From what I remember, South Dakota State University was what they called a “land grant” university. I never really understood what that phrase meant and I’ve been to lazy to look it up, but one of the duties of those who attended a “land grant” college during those years was to enlist for two years in an ROTC program operated by the Army or the Air Force.
This was during the Vietnam era when just about every second lieutenant that graduated ended up in the jungles of Vietnam. Hence, very few of us who wore the Army green were all that enthused about learning military techniques and tactics.

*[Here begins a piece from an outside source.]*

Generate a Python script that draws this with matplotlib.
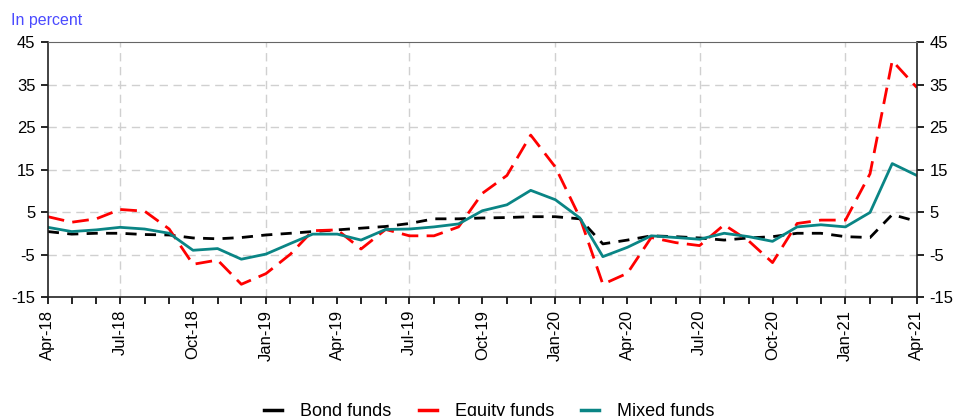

But, there was no choice about it and I dutifully stood in line at the beginning of the year, waiting to collect my uniform and shoes from the Quartermaster, a guy who looked as if he’d chewed nails for breakfast and ate the boards for lunch. I don’t think he really liked students much.
Our drill instructor was a sergeant major with enough stripes on his sleeves to make a quilt. He had no humor toward college geeks who really didn’t want to be in his presence anyway. He told me once that fighting in the jungle was a piece of cake compared to trying to make a bunch of acne-faced, awkward, clumsy freshmen and sophomore students march in line.
His face would turn vivid red and the veins would stick out in his neck when he called a reverse pivot and all hell broke loose on the drill floor.
I knew our sergeant was in trouble when it came the day for rifle training. We were all issued M-1s, which must have weighed about 10 pounds apiece. The heavy, clumsy rifles were a long way from the sleek Remington .22 caliber that I was fond of using. The Army issued rifles felt like clubs in the hands of my fellow cadets.
We tried learning to march and pivot without tearing each other’s heads and I must admit that my high school experience in marching band really paid off on that ROTC parade floor. I was doing reverse pivots, oblique march and guide right with the best of them. I noticed my sergeant was not yelling at me as much as he was the other cadets. Sergeant Major told me he might even promote me for my expertise. I didn’t know if that was a good thing or not.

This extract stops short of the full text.